Lines with "Give me the matplotlib source for this chart." and "14930, 14790, 14600]" mark the range, both included. Reproduce exactly that stretch, without pictures.

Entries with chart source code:
..........

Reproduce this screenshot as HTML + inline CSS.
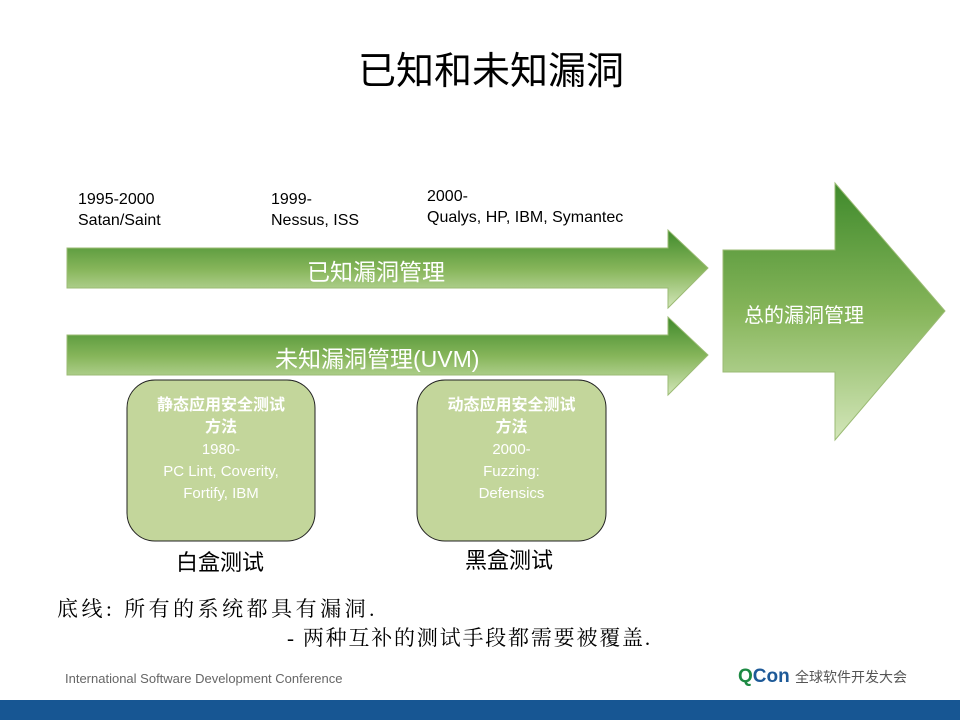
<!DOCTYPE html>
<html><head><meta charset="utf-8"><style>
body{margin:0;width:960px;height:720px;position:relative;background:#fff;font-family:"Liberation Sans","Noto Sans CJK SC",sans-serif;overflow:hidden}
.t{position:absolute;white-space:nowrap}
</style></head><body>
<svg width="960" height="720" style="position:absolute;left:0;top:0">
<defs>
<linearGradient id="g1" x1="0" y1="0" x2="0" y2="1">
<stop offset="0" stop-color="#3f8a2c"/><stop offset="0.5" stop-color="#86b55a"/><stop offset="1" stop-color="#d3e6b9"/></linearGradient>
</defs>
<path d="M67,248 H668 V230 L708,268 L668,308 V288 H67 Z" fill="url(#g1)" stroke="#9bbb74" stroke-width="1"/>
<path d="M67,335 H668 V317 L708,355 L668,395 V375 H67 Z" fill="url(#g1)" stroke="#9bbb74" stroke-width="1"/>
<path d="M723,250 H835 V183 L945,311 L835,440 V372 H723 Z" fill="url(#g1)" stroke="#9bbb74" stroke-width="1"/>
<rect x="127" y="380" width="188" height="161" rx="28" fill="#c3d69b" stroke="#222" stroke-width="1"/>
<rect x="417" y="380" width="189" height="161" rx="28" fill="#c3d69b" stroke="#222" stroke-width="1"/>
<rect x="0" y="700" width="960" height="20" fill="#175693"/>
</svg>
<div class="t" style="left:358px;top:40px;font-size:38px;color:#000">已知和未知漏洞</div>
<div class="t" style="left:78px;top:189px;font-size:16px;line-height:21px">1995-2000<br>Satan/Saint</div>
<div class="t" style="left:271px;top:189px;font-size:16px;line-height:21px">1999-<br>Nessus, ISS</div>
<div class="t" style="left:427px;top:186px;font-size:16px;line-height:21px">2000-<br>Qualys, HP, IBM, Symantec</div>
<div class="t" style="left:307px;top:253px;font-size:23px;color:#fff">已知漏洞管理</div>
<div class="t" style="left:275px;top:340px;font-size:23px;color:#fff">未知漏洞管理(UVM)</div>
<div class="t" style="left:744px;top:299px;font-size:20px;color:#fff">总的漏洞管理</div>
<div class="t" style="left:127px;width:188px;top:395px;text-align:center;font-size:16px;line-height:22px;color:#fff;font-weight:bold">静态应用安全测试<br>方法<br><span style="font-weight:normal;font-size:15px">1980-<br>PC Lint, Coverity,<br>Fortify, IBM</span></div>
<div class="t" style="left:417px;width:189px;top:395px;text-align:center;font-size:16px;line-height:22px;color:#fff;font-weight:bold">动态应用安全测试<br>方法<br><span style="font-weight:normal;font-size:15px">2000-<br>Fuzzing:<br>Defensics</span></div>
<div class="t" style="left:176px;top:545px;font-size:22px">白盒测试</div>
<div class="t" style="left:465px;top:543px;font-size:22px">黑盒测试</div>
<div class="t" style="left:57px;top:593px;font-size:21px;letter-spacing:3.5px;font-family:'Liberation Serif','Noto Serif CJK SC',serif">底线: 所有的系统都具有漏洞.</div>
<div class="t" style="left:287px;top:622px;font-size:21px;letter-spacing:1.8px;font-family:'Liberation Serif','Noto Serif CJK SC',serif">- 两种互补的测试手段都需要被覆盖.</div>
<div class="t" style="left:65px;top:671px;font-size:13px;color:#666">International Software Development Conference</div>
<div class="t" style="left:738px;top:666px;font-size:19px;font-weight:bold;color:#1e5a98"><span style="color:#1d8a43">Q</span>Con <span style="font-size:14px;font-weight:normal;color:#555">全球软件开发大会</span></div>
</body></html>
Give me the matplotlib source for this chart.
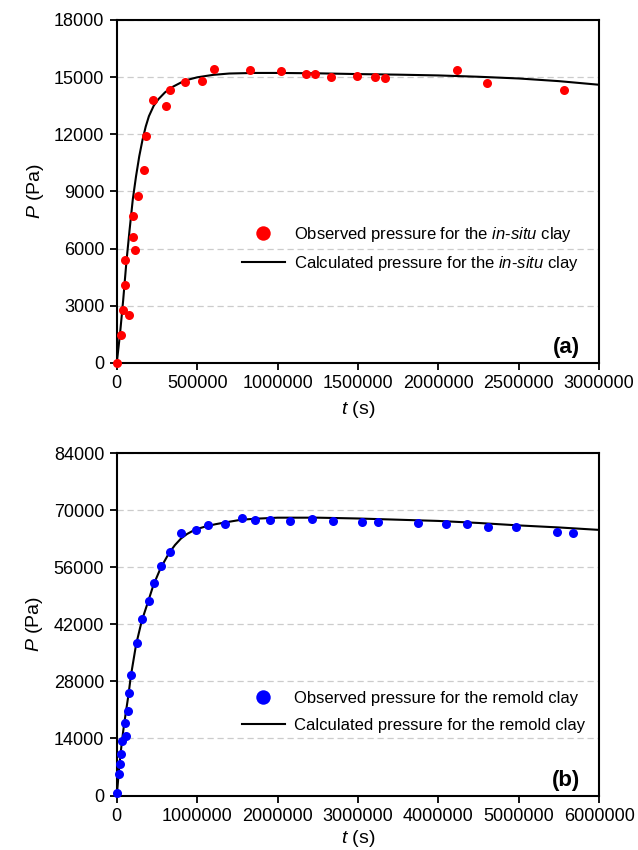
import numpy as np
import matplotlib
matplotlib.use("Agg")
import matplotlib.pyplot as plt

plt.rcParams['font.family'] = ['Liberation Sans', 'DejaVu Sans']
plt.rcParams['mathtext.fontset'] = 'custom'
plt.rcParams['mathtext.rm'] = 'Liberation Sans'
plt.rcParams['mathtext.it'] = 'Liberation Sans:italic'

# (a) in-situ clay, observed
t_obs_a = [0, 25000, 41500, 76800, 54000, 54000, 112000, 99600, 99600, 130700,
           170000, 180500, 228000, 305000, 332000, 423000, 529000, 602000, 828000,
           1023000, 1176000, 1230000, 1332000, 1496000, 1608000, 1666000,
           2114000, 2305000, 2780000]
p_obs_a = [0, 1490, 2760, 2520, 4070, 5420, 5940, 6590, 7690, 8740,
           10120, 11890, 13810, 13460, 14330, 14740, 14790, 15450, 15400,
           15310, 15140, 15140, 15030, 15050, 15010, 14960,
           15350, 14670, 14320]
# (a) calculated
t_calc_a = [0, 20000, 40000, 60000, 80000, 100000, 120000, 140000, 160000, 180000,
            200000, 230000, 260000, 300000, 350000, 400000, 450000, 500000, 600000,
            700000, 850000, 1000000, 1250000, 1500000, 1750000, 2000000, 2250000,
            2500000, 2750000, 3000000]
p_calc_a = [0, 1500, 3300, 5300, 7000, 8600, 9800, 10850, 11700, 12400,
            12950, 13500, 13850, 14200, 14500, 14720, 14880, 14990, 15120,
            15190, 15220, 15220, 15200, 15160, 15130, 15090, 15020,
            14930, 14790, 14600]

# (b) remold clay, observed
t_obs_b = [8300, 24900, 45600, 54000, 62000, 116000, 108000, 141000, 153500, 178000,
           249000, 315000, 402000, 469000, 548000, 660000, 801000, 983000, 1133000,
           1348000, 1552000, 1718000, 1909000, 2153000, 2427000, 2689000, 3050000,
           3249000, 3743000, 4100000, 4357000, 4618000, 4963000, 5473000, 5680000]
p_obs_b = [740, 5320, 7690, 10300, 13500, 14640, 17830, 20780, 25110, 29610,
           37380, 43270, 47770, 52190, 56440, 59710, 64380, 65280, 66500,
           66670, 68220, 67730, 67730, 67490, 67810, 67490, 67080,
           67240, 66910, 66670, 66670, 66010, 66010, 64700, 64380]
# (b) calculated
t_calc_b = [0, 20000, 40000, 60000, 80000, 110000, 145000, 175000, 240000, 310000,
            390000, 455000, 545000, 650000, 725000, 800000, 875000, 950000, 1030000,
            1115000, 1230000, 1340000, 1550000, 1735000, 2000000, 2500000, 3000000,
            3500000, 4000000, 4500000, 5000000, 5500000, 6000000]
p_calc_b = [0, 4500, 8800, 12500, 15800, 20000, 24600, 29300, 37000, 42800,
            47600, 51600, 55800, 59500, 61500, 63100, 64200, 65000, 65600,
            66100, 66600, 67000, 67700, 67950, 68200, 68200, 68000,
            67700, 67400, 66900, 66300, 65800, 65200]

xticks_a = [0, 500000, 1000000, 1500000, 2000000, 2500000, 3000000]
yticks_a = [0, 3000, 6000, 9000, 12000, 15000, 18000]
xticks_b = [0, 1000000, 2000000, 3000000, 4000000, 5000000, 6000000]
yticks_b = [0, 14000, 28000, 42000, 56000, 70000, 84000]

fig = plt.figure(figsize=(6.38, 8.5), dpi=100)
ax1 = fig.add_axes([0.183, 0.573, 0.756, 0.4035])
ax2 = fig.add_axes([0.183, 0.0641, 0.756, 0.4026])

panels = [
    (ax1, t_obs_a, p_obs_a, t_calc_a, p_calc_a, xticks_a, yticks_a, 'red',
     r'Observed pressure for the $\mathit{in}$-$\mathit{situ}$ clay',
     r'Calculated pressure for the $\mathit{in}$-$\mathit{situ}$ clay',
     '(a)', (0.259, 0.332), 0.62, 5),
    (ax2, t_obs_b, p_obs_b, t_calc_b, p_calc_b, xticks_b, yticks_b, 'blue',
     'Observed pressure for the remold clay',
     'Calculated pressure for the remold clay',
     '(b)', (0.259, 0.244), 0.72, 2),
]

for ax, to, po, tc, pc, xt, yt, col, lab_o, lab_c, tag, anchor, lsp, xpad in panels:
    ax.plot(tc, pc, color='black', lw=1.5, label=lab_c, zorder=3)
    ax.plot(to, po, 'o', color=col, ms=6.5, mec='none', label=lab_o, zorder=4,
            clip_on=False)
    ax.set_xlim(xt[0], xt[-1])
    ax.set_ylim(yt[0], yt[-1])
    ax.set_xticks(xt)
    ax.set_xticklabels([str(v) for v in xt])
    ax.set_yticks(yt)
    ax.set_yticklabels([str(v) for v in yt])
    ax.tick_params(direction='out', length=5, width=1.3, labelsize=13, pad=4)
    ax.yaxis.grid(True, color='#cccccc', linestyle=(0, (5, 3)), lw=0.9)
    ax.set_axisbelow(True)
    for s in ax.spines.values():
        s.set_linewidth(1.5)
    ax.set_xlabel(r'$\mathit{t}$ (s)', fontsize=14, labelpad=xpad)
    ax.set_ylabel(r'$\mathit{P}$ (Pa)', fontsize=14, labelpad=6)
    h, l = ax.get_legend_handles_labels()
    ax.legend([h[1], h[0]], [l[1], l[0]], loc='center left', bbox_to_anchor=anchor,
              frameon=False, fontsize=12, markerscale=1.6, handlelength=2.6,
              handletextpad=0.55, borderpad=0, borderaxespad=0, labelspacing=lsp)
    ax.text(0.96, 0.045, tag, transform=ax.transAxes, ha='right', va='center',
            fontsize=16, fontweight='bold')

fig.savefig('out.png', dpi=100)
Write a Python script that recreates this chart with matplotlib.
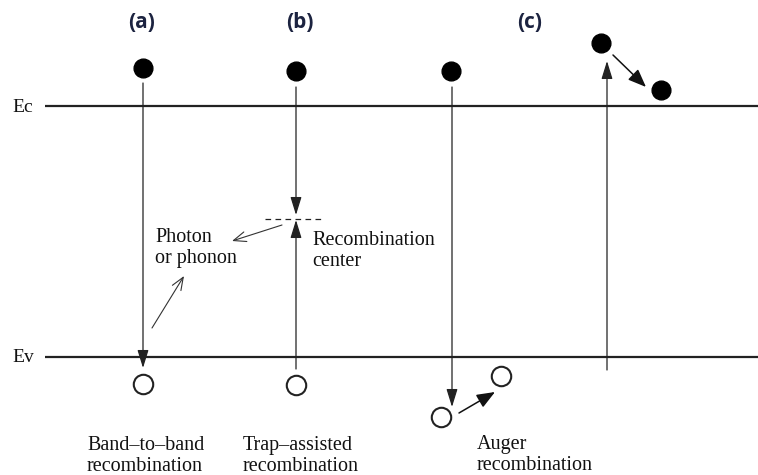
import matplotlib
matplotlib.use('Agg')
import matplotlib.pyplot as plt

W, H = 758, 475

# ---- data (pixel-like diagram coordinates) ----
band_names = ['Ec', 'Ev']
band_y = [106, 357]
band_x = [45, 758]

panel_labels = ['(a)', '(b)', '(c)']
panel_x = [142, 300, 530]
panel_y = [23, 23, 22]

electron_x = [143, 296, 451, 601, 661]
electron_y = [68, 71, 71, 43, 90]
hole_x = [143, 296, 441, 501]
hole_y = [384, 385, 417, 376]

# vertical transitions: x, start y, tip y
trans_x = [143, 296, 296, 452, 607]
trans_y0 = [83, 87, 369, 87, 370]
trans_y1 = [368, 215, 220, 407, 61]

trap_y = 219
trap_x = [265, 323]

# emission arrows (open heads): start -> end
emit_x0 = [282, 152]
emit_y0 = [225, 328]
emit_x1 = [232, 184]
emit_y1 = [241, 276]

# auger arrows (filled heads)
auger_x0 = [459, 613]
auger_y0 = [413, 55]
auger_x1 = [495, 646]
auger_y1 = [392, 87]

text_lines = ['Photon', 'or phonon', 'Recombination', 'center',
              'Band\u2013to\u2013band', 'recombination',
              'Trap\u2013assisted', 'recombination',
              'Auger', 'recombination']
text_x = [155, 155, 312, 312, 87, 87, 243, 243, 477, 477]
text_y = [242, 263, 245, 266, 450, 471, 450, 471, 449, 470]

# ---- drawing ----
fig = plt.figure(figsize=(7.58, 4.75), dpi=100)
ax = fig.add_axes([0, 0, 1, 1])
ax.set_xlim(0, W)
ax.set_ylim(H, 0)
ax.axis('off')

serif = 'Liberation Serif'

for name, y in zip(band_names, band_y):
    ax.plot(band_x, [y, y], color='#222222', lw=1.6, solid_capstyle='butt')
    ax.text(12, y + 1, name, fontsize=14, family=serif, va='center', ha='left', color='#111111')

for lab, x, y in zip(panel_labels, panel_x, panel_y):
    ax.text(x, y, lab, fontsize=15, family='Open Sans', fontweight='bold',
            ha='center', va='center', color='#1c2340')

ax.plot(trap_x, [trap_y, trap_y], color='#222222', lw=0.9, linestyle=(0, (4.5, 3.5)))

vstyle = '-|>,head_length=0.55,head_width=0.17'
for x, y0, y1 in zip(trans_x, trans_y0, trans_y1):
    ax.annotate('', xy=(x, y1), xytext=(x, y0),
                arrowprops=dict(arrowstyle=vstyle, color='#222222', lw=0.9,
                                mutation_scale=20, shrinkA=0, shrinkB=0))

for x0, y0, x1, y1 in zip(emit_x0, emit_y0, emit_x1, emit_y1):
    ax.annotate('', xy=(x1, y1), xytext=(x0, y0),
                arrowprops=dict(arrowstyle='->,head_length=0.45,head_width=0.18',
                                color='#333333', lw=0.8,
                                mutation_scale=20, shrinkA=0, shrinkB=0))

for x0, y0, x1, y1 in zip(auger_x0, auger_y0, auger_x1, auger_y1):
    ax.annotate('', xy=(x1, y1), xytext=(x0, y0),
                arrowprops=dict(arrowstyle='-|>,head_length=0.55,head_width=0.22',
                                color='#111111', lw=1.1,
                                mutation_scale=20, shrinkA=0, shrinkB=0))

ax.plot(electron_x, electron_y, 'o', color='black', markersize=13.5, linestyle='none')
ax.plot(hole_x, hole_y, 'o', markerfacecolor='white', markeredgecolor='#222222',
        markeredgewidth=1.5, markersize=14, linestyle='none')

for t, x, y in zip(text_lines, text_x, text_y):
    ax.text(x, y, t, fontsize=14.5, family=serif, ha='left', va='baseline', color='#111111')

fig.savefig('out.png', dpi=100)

..........

Solution to this problem =>
Give me the matplotlib source for this chart.
import numpy as np
import matplotlib
matplotlib.use("Agg")
import matplotlib.pyplot as plt

plt.rcParams['font.family'] = ['Liberation Sans', 'DejaVu Sans']
plt.rcParams['mathtext.fontset'] = 'custom'
plt.rcParams['mathtext.rm'] = 'Liberation Sans'
plt.rcParams['mathtext.it'] = 'Liberation Sans:italic'

# (a) in-situ clay, observed
t_obs_a = [0, 25000, 41500, 76800, 54000, 54000, 112000, 99600, 99600, 130700,
           170000, 180500, 228000, 305000, 332000, 423000, 529000, 602000, 828000,
           1023000, 1176000, 1230000, 1332000, 1496000, 1608000, 1666000,
           2114000, 2305000, 2780000]
p_obs_a = [0, 1490, 2760, 2520, 4070, 5420, 5940, 6590, 7690, 8740,
           10120, 11890, 13810, 13460, 14330, 14740, 14790, 15450, 15400,
           15310, 15140, 15140, 15030, 15050, 15010, 14960,
           15350, 14670, 14320]
# (a) calculated
t_calc_a = [0, 20000, 40000, 60000, 80000, 100000, 120000, 140000, 160000, 180000,
            200000, 230000, 260000, 300000, 350000, 400000, 450000, 500000, 600000,
            700000, 850000, 1000000, 1250000, 1500000, 1750000, 2000000, 2250000,
            2500000, 2750000, 3000000]
p_calc_a = [0, 1500, 3300, 5300, 7000, 8600, 9800, 10850, 11700, 12400,
            12950, 13500, 13850, 14200, 14500, 14720, 14880, 14990, 15120,
            15190, 15220, 15220, 15200, 15160, 15130, 15090, 15020,
            14930, 14790, 14600]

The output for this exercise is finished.